§ WHAT TO WORK ON
Quote the listing below in its entirety, omitting every image.

━━━━━━━━━━

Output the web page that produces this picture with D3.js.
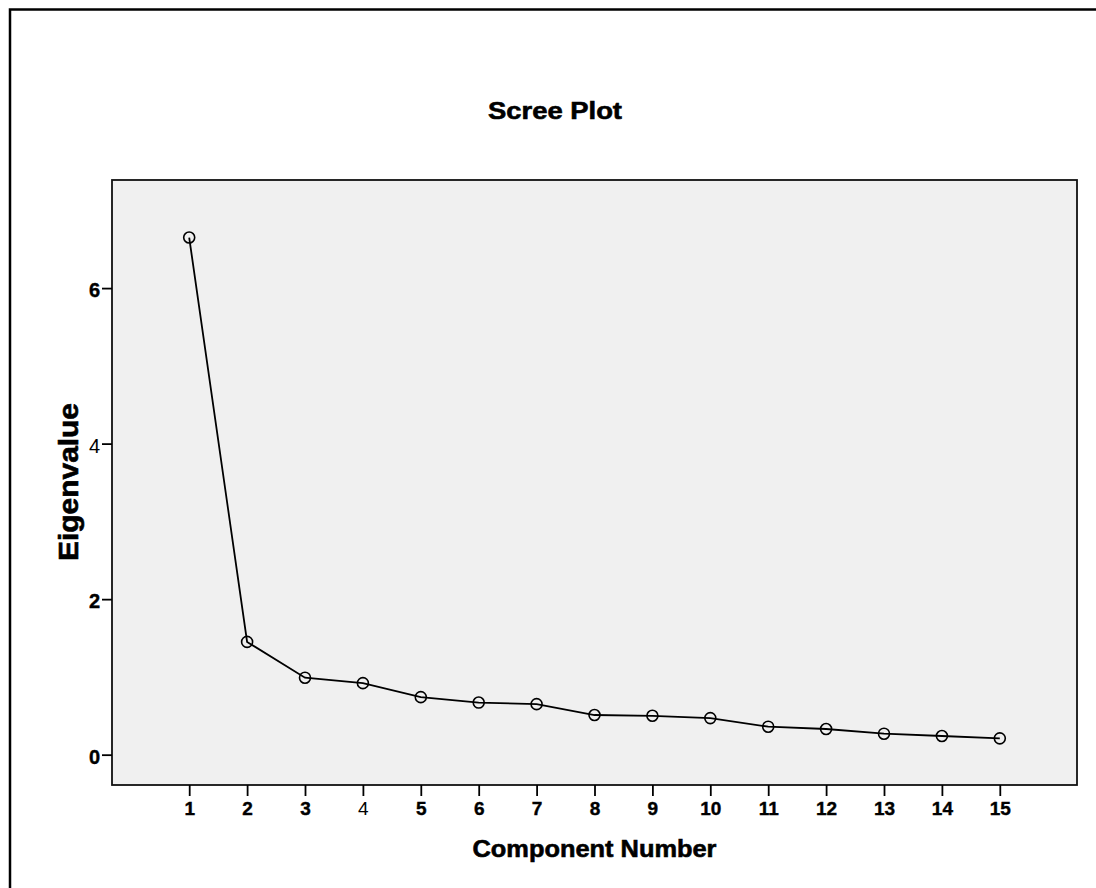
<!DOCTYPE html>
<html>
<head>
<meta charset="utf-8">
<script src="https://cdn.jsdelivr.net/npm/d3@7"></script>
<style>
  html, body { margin: 0; padding: 0; background: #ffffff; }
  svg { display: block; }
  text { font-family: "Liberation Sans", Arial, sans-serif; fill: #000; }
</style>
</head>
<body>
<script>
// ---- data ----
const components = [1, 2, 3, 4, 5, 6, 7, 8, 9, 10, 11, 12, 13, 14, 15];
const eigenvalues = [6.65, 1.45, 0.99, 0.92, 0.74, 0.67, 0.65, 0.51, 0.50, 0.47, 0.36, 0.33, 0.27, 0.24, 0.21];
const yTicks = [0, 2, 4, 6];
const xTicks = components;
const title = "Scree Plot";
const xTitle = "Component Number";
const yTitle = "Eigenvalue";

const W = 1096, H = 888;
const plot = { left: 112, top: 180, right: 1077, bottom: 785 };

const svg = d3.select("body").append("svg").attr("width", W).attr("height", H);

// outer frame
svg.append("rect")
  .attr("x", 10).attr("y", 9.5)
  .attr("width", W + 20).attr("height", H + 20)
  .attr("fill", "none").attr("stroke", "#000").attr("stroke-width", 2.5);

const x = d3.scaleLinear().domain([-1 / 3, 16 + 1 / 3]).range([plot.left, plot.right]);
const y = d3.scaleLinear().domain([-0.39, 7.39]).range([plot.bottom, plot.top]);

// plot background
svg.append("rect")
  .attr("x", plot.left).attr("y", plot.top)
  .attr("width", plot.right - plot.left).attr("height", plot.bottom - plot.top)
  .attr("fill", "#f0f0f0").attr("stroke", "#111").attr("stroke-width", 1.8);

// x axis
const xAxis = d3.axisBottom(x).tickValues(xTicks).tickSize(11).tickSizeOuter(0).tickPadding(6).tickFormat(d3.format("d"));
const gx = svg.append("g").attr("transform", `translate(0,${plot.bottom})`).call(xAxis);
gx.select(".domain").remove();
gx.selectAll(".tick line").attr("stroke", "#000").attr("stroke-width", 1.8);
gx.selectAll(".tick text")
  .style("font-size", "19px").style("font-weight", d => d === 4 ? "normal" : "bold")
  .attr("stroke", d => d === 4 ? "none" : "#000").attr("stroke-width", 0.4)
  .style("font-family", "Liberation Sans, Arial, sans-serif").attr("fill", "#000");

// y axis
const yAxis = d3.axisLeft(y).tickValues(yTicks).tickSize(10).tickSizeOuter(0).tickPadding(2).tickFormat(d3.format("d"));
const gy = svg.append("g").attr("transform", `translate(${plot.left},0)`).call(yAxis);
gy.select(".domain").remove();
gy.selectAll(".tick line").attr("stroke", "#000").attr("stroke-width", 1.8);
gy.selectAll(".tick text")
  .style("font-size", "20px").style("font-weight", d => d === 4 ? "normal" : "bold")
  .attr("stroke", d => d === 4 ? "none" : "#000").attr("stroke-width", 0.4)
  .attr("dy", "0.42em")
  .style("font-family", "Liberation Sans, Arial, sans-serif").attr("fill", "#000");

// line
const line = d3.line().x((d, i) => x(components[i])).y(d => y(d));
svg.append("path").datum(eigenvalues)
  .attr("d", line).attr("fill", "none").attr("stroke", "#000").attr("stroke-width", 1.8);

// markers
svg.append("g").selectAll("circle").data(eigenvalues).join("circle")
  .attr("cx", (d, i) => x(components[i])).attr("cy", d => y(d))
  .attr("r", 5.5).attr("fill", "none").attr("stroke", "#000").attr("stroke-width", 1.6);

// titles
svg.append("text").text(title)
  .attr("x", 555).attr("y", 119).attr("text-anchor", "middle")
  .attr("font-size", 24).attr("font-weight", "bold")
  .attr("stroke", "#000").attr("stroke-width", 0.6)
  .attr("textLength", 134).attr("lengthAdjust", "spacingAndGlyphs");

svg.append("text").text(xTitle)
  .attr("x", 594.5).attr("y", 857).attr("text-anchor", "middle")
  .attr("font-size", 24).attr("font-weight", "bold")
  .attr("stroke", "#000").attr("stroke-width", 0.6)
  .attr("textLength", 244).attr("lengthAdjust", "spacingAndGlyphs");

svg.append("text").text(yTitle)
  .attr("transform", "translate(78,482) rotate(-90)")
  .attr("text-anchor", "middle")
  .attr("font-size", 27).attr("font-weight", "bold")
  .attr("stroke", "#000").attr("stroke-width", 0.6)
  .attr("textLength", 158).attr("lengthAdjust", "spacingAndGlyphs");
</script>
</body>
</html>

━━━━━━━━━━

§ ANSWER TO THIS PROBLEM
Output the web page that produces this picture with D3.js.
<!DOCTYPE html>
<html>
<head>
<meta charset="utf-8">
<script src="https://cdn.jsdelivr.net/npm/d3@7"></script>
<style>
  html, body { margin: 0; padding: 0; background: #ffffff; }
  svg { display: block; }
  text { font-family: "Liberation Sans", Arial, sans-serif; fill: #000; }
</style>
</head>
<body>
<script>
// ---- data ----
const components = [1, 2, 3, 4, 5, 6, 7, 8, 9, 10, 11, 12, 13, 14, 15];
const eigenvalues = [6.65, 1.45, 0.99, 0.92, 0.74, 0.67, 0.65, 0.51, 0.50, 0.47, 0.36, 0.33, 0.27, 0.24, 0.21];
const yTicks = [0, 2, 4, 6];
const xTicks = components;
const title = "Scree Plot";
const xTitle = "Component Number";
const yTitle = "Eigenvalue";

const W = 1096, H = 888;
const plot = { left: 112, top: 180, right: 1077, bottom: 785 };

const svg = d3.select("body").append("svg").attr("width", W).attr("height", H);

// outer frame
svg.append("rect")
  .attr("x", 10).attr("y", 9.5)
  .attr("width", W + 20).attr("height", H + 20)
  .attr("fill", "none").attr("stroke", "#000").attr("stroke-width", 2.5);

const x = d3.scaleLinear().domain([-1 / 3, 16 + 1 / 3]).range([plot.left, plot.right]);
const y = d3.scaleLinear().domain([-0.39, 7.39]).range([plot.bottom, plot.top]);

// plot background
svg.append("rect")
  .attr("x", plot.left).attr("y", plot.top)
  .attr("width", plot.right - plot.left).attr("height", plot.bottom - plot.top)
  .attr("fill", "#f0f0f0").attr("stroke", "#111").attr("stroke-width", 1.8);

// x axis
const xAxis = d3.axisBottom(x).tickValues(xTicks).tickSize(11).tickSizeOuter(0).tickPadding(6).tickFormat(d3.format("d"));
const gx = svg.append("g").attr("transform", `translate(0,${plot.bottom})`).call(xAxis);
gx.select(".domain").remove();
gx.selectAll(".tick line").attr("stroke", "#000").attr("stroke-width", 1.8);
gx.selectAll(".tick text")
  .style("font-size", "19px").style("font-weight", d => d === 4 ? "normal" : "bold")
  .attr("stroke", d => d === 4 ? "none" : "#000").attr("stroke-width", 0.4)
  .style("font-family", "Liberation Sans, Arial, sans-serif").attr("fill", "#000");

// y axis
const yAxis = d3.axisLeft(y).tickValues(yTicks).tickSize(10).tickSizeOuter(0).tickPadding(2).tickFormat(d3.format("d"));
const gy = svg.append("g").attr("transform", `translate(${plot.left},0)`).call(yAxis);
gy.select(".domain").remove();
gy.selectAll(".tick line").attr("stroke", "#000").attr("stroke-width", 1.8);
gy.selectAll(".tick text")
  .style("font-size", "20px").style("font-weight", d => d === 4 ? "normal" : "bold")
  .attr("stroke", d => d === 4 ? "none" : "#000").attr("stroke-width", 0.4)
  .attr("dy", "0.42em")
  .style("font-family", "Liberation Sans, Arial, sans-serif").attr("fill", "#000");

// line
const line = d3.line().x((d, i) => x(components[i])).y(d => y(d));
svg.append("path").datum(eigenvalues)
  .attr("d", line).attr("fill", "none").attr("stroke", "#000").attr("stroke-width", 1.8);

// markers
svg.append("g").selectAll("circle").data(eigenvalues).join("circle")
  .attr("cx", (d, i) => x(components[i])).attr("cy", d => y(d))
  .attr("r", 5.5).attr("fill", "none").attr("stroke", "#000").attr("stroke-width", 1.6);

// titles
svg.append("text").text(title)
  .attr("x", 555).attr("y", 119).attr("text-anchor", "middle")
  .attr("font-size", 24).attr("font-weight", "bold")
  .attr("stroke", "#000").attr("stroke-width", 0.6)
  .attr("textLength", 134).attr("lengthAdjust", "spacingAndGlyphs");

svg.append("text").text(xTitle)
  .attr("x", 594.5).attr("y", 857).attr("text-anchor", "middle")
  .attr("font-size", 24).attr("font-weight", "bold")
  .attr("stroke", "#000").attr("stroke-width", 0.6)
  .attr("textLength", 244).attr("lengthAdjust", "spacingAndGlyphs");

svg.append("text").text(yTitle)
  .attr("transform", "translate(78,482) rotate(-90)")
  .attr("text-anchor", "middle")
  .attr("font-size", 27).attr("font-weight", "bold")
  .attr("stroke", "#000").attr("stroke-width", 0.6)
  .attr("textLength", 158).attr("lengthAdjust", "spacingAndGlyphs");
</script>
</body>
</html>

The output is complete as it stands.